Hi,
New to this forum, but the article says to notify you of any errors we catch. So here I am...

In the Zener Diodes article, mid way through there is a discussion of adding a load to the circuit and calculating the current, etc. More importantly, finding out if the zener is even turned on looking at the R-dropping resistor.
At the end of the calculations box figuring out (using Ohm's law) what the minimum R-dropping resistor should be is a paragraph described below:
"Thus, if the load resistance is exactly 38.889 kΩ, there will be 12.6 volts across it, diode or no diode. Any load resistance smaller than 38.889 kΩ will result in a load voltage less than 12.6 volts, diode or no diode. With the diode in place, the load voltage will be regulated to a maximum of 12.6 volts for any load resistance greater than 38.889 kΩ."

okay, a couple of words are reversed - Any load resistance 'smaller' - should be 'greater'. (as the example of 100K proves). Like wise - the last line ....for any load resistance 'greater' - should be 'smaller' to keep the 12.6 volts.

Hope this helps.

 

Part of the problem is you are taking the paragraph out of context. An earlier set of paragraphs set up the problem as follows.

Now consider our “power-saving” regulator circuit with the 100 kΩ dropping resistor, delivering power to the same 500 Ω load. What it is supposed to do is maintain 12.6 volts across the load, just like the last circuit. However, as we will see, it cannot accomplish this task. (Figure below)
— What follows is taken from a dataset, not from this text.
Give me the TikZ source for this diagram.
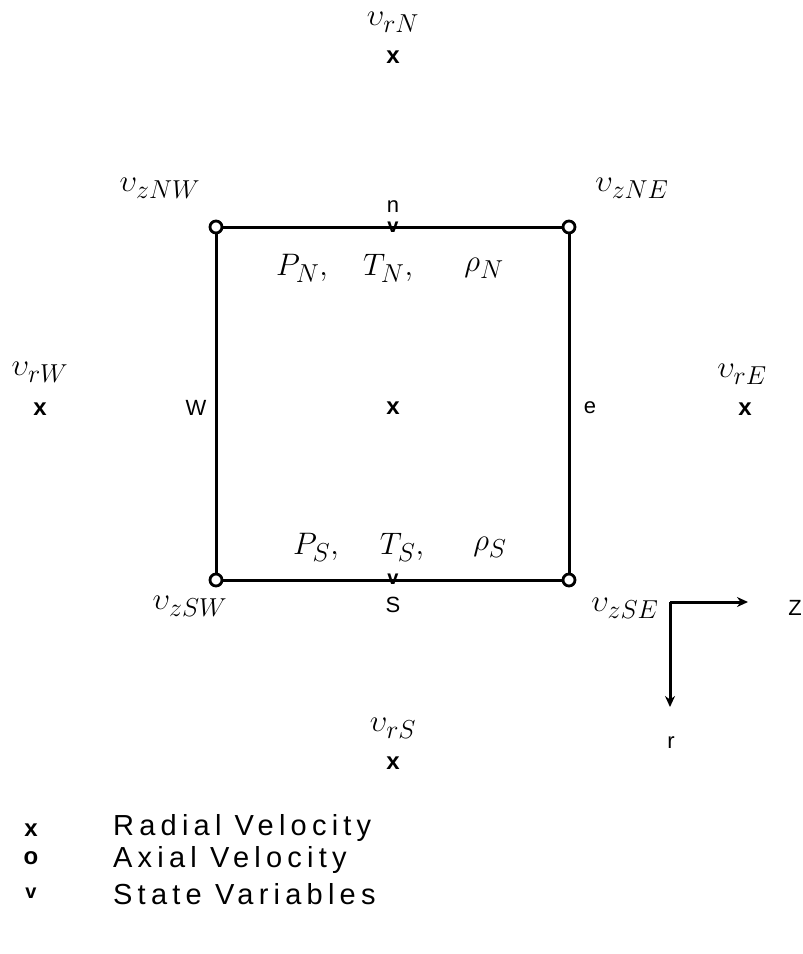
\documentclass[tikz,border=0pt]{standalone}
\usepackage{fontspec}
\setmainfont{Liberation Sans}
\usetikzlibrary{arrows.meta}
\newcommand\mlab[1]{\scalebox{1.25}{$#1$}}
\begin{document}
\begin{tikzpicture}[x=1pt,y=-1pt,
  edge/.style={line width=3pt},
  corner/.style={circle,draw,line width=2.8pt,fill=white,minimum size=12pt,inner sep=0pt},
  mlabel/.style={font=\fontsize{24.88}{30}\selectfont,inner sep=0pt},
  slabel/.style={font=\fontsize{22}{26}\selectfont,inner sep=0pt},
  xmark/.style={font=\fontsize{24}{28}\selectfont\bfseries,inner sep=0pt},
  vmark/.style={font=\fontsize{20}{24}\selectfont\bfseries,inner sep=0pt},
  legtext/.style={font=\fontsize{29}{34}\selectfont\addfontfeatures{LetterSpace=18},anchor=west,inner sep=0pt},
  axis/.style={line width=3pt,-{Stealth[length=11pt,width=10pt]}}
]
\useasboundingbox (0,0) rectangle (803,954);

% box corners
\coordinate (nw) at (216,227);
\coordinate (ne) at (569,227);
\coordinate (sw) at (216,580);
\coordinate (se) at (569,580);
\draw[edge] (nw) -- (ne) -- (se) -- (sw) -- cycle;
\node[corner] (cnw) at (nw) {};
\node[corner] (cne) at (ne) {};
\node[corner] (csw) at (sw) {};
\node[corner] (cse) at (se) {};

% state variable markers
\node[vmark,anchor=south] (vn) at (393,233) {v};
\node[slabel] (ln) at (393,207) {n};
\node[vmark,anchor=south] (vs) at (393,585) {v};
\node[slabel] (ls) at (393,605) {S};

% state labels
\node[mlabel] (pn) at (302,268) {\mlab{P_{N},}};
\node[mlabel] (tn) at (388,268) {\mlab{T_{N},}};
\node[mlabel] (rn) at (484,268) {\mlab{\rho_{N}}};
\node[mlabel] (ps) at (316,547) {\mlab{P_{S},}};
\node[mlabel] (ts) at (402,547) {\mlab{T_{S},}};
\node[mlabel] (rs) at (490,547) {\mlab{\rho_{S}}};

% centre and faces
\node[xmark] (xc) at (393,408) {x};
\node[slabel] (lw) at (196,408) {W};
\node[slabel] (le) at (590,408) {e};

% radial velocities
\node[mlabel] (urn) at (393,22) {\mlab{\upsilon_{rN}}};
\node[xmark] (xn) at (393,57) {x};
\node[mlabel] (urw) at (40,372) {\mlab{\upsilon_{rW}}};
\node[xmark] (xw) at (40,409) {x};
\node[mlabel] (ure) at (742,374) {\mlab{\upsilon_{rE}}};
\node[xmark] (xe) at (745,409) {x};
\node[mlabel] (urs) at (393,728) {\mlab{\upsilon_{rS}}};
\node[xmark] (xs) at (393,763) {x};

% axial velocities
\node[mlabel] (uznw) at (160,188) {\mlab{\upsilon_{zNW}}};
\node[mlabel] (uzne) at (632,188) {\mlab{\upsilon_{zNE}}};
\node[mlabel] (uzsw) at (190,606) {\mlab{\upsilon_{zSW}}};
\node[mlabel] (uzse) at (625,608) {\mlab{\upsilon_{zSE}}};

% axes
\coordinate (ax0) at (670,602);
\coordinate (axz) at (748,602);
\coordinate (axr) at (670,707);
\draw[axis] (ax0) -- (axz);
\draw[axis] (ax0) -- (axr);
\node[slabel] (lz) at (795,608) {Z};
\node[slabel] (lr) at (671,743) {r};

% legend
\node[xmark] (lgx) at (31,830) {x};
\node[xmark] (lgo) at (31,858) {o};
\node[vmark] (lgv) at (31,893) {v};
\node[legtext] (tx) at (113,828) {Radial Velocity};
\node[legtext] (to) at (113,860) {Axial Velocity};
\node[legtext] (tv) at (113,894) {State Variables};
\end{tikzpicture}
\end{document}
Zener non-regulator with 100 KΩ series resistor with 500 Ω load.>
With the larger value of dropping resistor in place, there will only be about 224 mV of voltage across the 500 Ω load, far less than the expected value of 12.6 volts! Why is this? If we actually had 12.6 volts across the load, it would draw 25.2 mA of current, as before. This load current would have to go through the series dropping resistor as it did before, but with a new (much larger!) dropping resistor in place, the voltage dropped across that resistor with 25.2 mA of current going through it would be 2,520 volts! Since we obviously don't have that much voltage supplied by the battery, this cannot happen.

The situation is easier to comprehend if we temporarily remove the zener diode from the circuit and analyze the behavior of the two resistors alone in Figure below.

Non-regulator with Zener removed.
Both the 100 kΩ dropping resistor and the 500 Ω load resistance are in series with each other, giving a total circuit resistance of 100.5 kΩ. With a total voltage of 45 volts and a total resistance of 100.5 kΩ, Ohm's Law (I=E/R) tells us that the current will be 447.76 µA. Figuring voltage drops across both resistors (E=IR), we arrive at 44.776 volts and 224 mV, respectively. If we were to re-install the zener diode at this point, it would “see” 224 mV across it as well, being in parallel with the load resistance. This is far below the zener breakdown voltage of the diode and so it will not “break down” and conduct current. For that matter, at this low voltage the diode wouldn't conduct even if it were forward-biased! Thus, the diode ceases to regulate voltage. At least 12.6 volts must be dropped across to “activate” it.

After several problem worksheets to demonstrate the principle it follows with your problem paragraph.

Thus, if the load resistance is exactly 38.889 kΩ, there will be 12.6 volts across it, diode or no diode. Any load resistance smaller than 38.889 kΩ will result in a load voltage less than 12.6 volts, diode or no diode. With the diode in place, the load voltage will be regulated to a maximum of 12.6 volts for any load resistance greater than 38.889 kΩ.



With the original value of 1 kΩ for the dropping resistor, our regulator circuit was able to adequately regulate voltage even for a load resistance as low as 500 Ω. What we see is a tradeoff between power dissipation and acceptable load resistance. The higher-value dropping resistor gave us less power dissipation, at the expense of raising the acceptable minimum load resistance value. If we wish to regulate voltage for low-value load resistances, the circuit must be prepared to handle higher power dissipation.

As you can see, we are talking two different cases, two different circuits. The author was discussing what the minimum resistance could be (maximum load).

A smaller resistance will result in less voltage across the load. This is a true statement. The loading (not resistance, but amps) would be greater.